### EXERCISE
Restate the listing below word for word, omitting any images.

### DATA EXCERPT
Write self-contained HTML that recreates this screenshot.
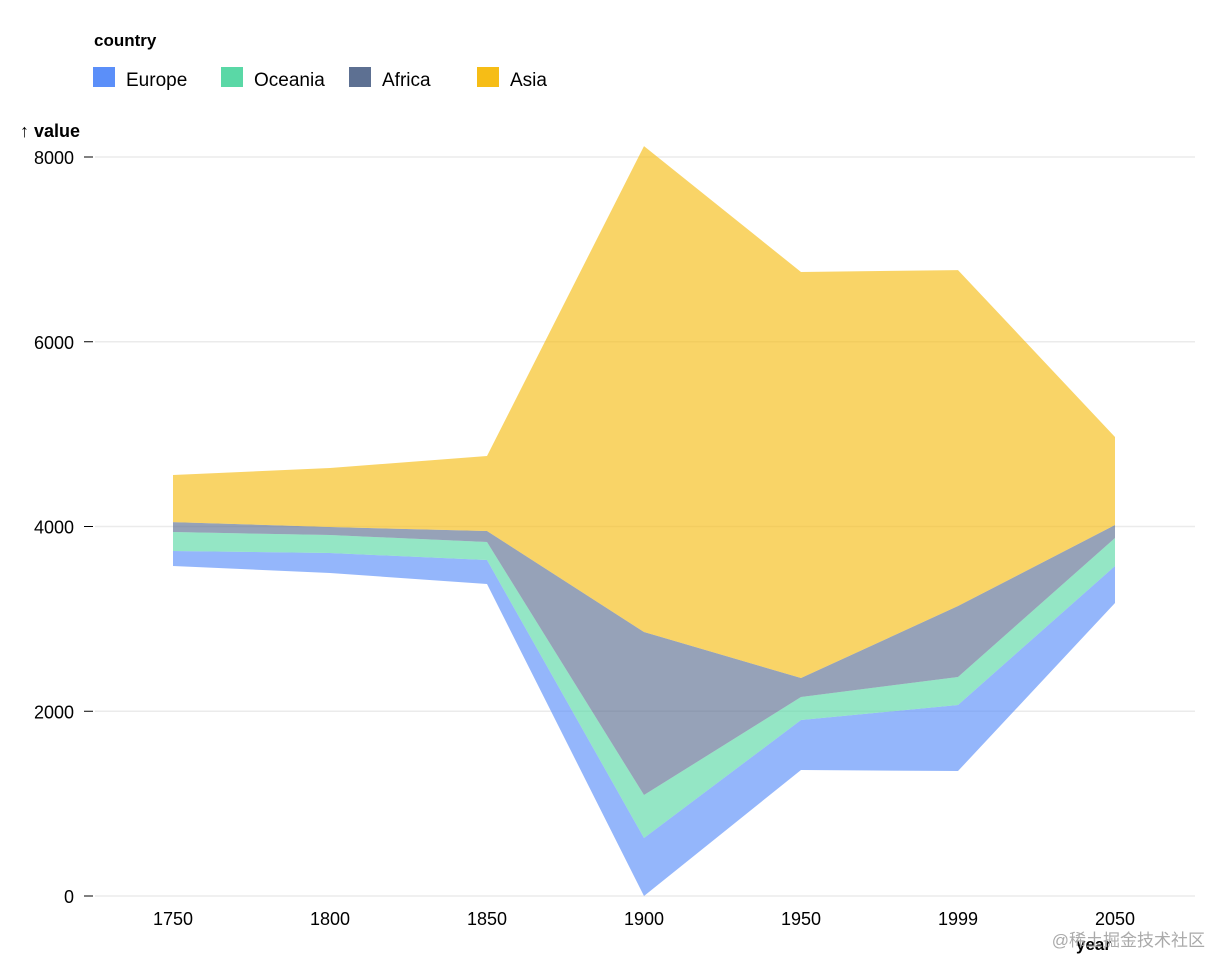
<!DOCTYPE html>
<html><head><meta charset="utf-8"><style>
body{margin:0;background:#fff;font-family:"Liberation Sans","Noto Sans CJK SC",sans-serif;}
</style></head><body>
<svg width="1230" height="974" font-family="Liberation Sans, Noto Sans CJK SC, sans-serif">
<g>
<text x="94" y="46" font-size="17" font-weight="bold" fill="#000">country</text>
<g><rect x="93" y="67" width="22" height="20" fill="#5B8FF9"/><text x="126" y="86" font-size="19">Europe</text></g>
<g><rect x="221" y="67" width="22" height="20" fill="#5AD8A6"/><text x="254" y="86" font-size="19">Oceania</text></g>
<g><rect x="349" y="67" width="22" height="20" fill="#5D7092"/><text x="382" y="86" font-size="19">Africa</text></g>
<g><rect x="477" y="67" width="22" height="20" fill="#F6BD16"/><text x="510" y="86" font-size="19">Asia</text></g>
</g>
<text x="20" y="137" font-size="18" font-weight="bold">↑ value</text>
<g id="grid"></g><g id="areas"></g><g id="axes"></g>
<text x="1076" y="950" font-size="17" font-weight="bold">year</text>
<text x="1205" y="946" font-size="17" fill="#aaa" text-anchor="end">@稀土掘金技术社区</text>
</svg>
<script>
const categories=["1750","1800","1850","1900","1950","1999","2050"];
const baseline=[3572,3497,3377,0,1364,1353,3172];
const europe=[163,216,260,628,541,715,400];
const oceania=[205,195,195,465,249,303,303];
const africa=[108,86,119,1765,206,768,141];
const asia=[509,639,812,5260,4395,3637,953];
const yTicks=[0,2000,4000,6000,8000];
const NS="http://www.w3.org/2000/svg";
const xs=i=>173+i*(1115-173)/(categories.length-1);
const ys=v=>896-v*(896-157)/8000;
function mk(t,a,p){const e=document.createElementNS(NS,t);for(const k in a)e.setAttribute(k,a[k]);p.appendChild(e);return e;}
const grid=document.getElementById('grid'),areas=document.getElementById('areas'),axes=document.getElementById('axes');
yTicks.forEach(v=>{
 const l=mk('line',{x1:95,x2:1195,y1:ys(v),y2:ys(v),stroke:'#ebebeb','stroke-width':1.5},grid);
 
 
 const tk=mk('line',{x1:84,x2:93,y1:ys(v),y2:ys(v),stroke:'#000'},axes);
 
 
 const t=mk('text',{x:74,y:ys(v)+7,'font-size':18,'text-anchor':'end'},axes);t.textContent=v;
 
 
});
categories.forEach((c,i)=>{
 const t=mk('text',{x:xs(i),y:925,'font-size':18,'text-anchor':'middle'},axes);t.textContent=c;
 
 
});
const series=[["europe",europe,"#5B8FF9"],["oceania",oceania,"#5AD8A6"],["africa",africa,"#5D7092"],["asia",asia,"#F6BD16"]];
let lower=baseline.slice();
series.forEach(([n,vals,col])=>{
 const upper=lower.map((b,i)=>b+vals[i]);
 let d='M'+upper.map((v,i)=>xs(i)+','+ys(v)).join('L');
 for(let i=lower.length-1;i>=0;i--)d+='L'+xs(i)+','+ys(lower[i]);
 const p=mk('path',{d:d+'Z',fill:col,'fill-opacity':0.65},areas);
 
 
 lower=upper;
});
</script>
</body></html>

### RESULT
Write self-contained HTML that recreates this screenshot.
<!DOCTYPE html>
<html><head><meta charset="utf-8"><style>
body{margin:0;background:#fff;font-family:"Liberation Sans","Noto Sans CJK SC",sans-serif;}
</style></head><body>
<svg width="1230" height="974" font-family="Liberation Sans, Noto Sans CJK SC, sans-serif">
<g>
<text x="94" y="46" font-size="17" font-weight="bold" fill="#000">country</text>
<g><rect x="93" y="67" width="22" height="20" fill="#5B8FF9"/><text x="126" y="86" font-size="19">Europe</text></g>
<g><rect x="221" y="67" width="22" height="20" fill="#5AD8A6"/><text x="254" y="86" font-size="19">Oceania</text></g>
<g><rect x="349" y="67" width="22" height="20" fill="#5D7092"/><text x="382" y="86" font-size="19">Africa</text></g>
<g><rect x="477" y="67" width="22" height="20" fill="#F6BD16"/><text x="510" y="86" font-size="19">Asia</text></g>
</g>
<text x="20" y="137" font-size="18" font-weight="bold">↑ value</text>
<g id="grid"></g><g id="areas"></g><g id="axes"></g>
<text x="1076" y="950" font-size="17" font-weight="bold">year</text>
<text x="1205" y="946" font-size="17" fill="#aaa" text-anchor="end">@稀土掘金技术社区</text>
</svg>
<script>
const categories=["1750","1800","1850","1900","1950","1999","2050"];
const baseline=[3572,3497,3377,0,1364,1353,3172];
const europe=[163,216,260,628,541,715,400];
const oceania=[205,195,195,465,249,303,303];
const africa=[108,86,119,1765,206,768,141];
const asia=[509,639,812,5260,4395,3637,953];
const yTicks=[0,2000,4000,6000,8000];
const NS="http://www.w3.org/2000/svg";
const xs=i=>173+i*(1115-173)/(categories.length-1);
const ys=v=>896-v*(896-157)/8000;
function mk(t,a,p){const e=document.createElementNS(NS,t);for(const k in a)e.setAttribute(k,a[k]);p.appendChild(e);return e;}
const grid=document.getElementById('grid'),areas=document.getElementById('areas'),axes=document.getElementById('axes');
yTicks.forEach(v=>{
 const l=mk('line',{x1:95,x2:1195,y1:ys(v),y2:ys(v),stroke:'#ebebeb','stroke-width':1.5},grid);
 
 
 const tk=mk('line',{x1:84,x2:93,y1:ys(v),y2:ys(v),stroke:'#000'},axes);
 
 
 const t=mk('text',{x:74,y:ys(v)+7,'font-size':18,'text-anchor':'end'},axes);t.textContent=v;
 
 
});
categories.forEach((c,i)=>{
 const t=mk('text',{x:xs(i),y:925,'font-size':18,'text-anchor':'middle'},axes);t.textContent=c;
 
 
});
const series=[["europe",europe,"#5B8FF9"],["oceania",oceania,"#5AD8A6"],["africa",africa,"#5D7092"],["asia",asia,"#F6BD16"]];
let lower=baseline.slice();
series.forEach(([n,vals,col])=>{
 const upper=lower.map((b,i)=>b+vals[i]);
 let d='M'+upper.map((v,i)=>xs(i)+','+ys(v)).join('L');
 for(let i=lower.length-1;i>=0;i--)d+='L'+xs(i)+','+ys(lower[i]);
 const p=mk('path',{d:d+'Z',fill:col,'fill-opacity':0.65},areas);
 
 
 lower=upper;
});
</script>
</body></html>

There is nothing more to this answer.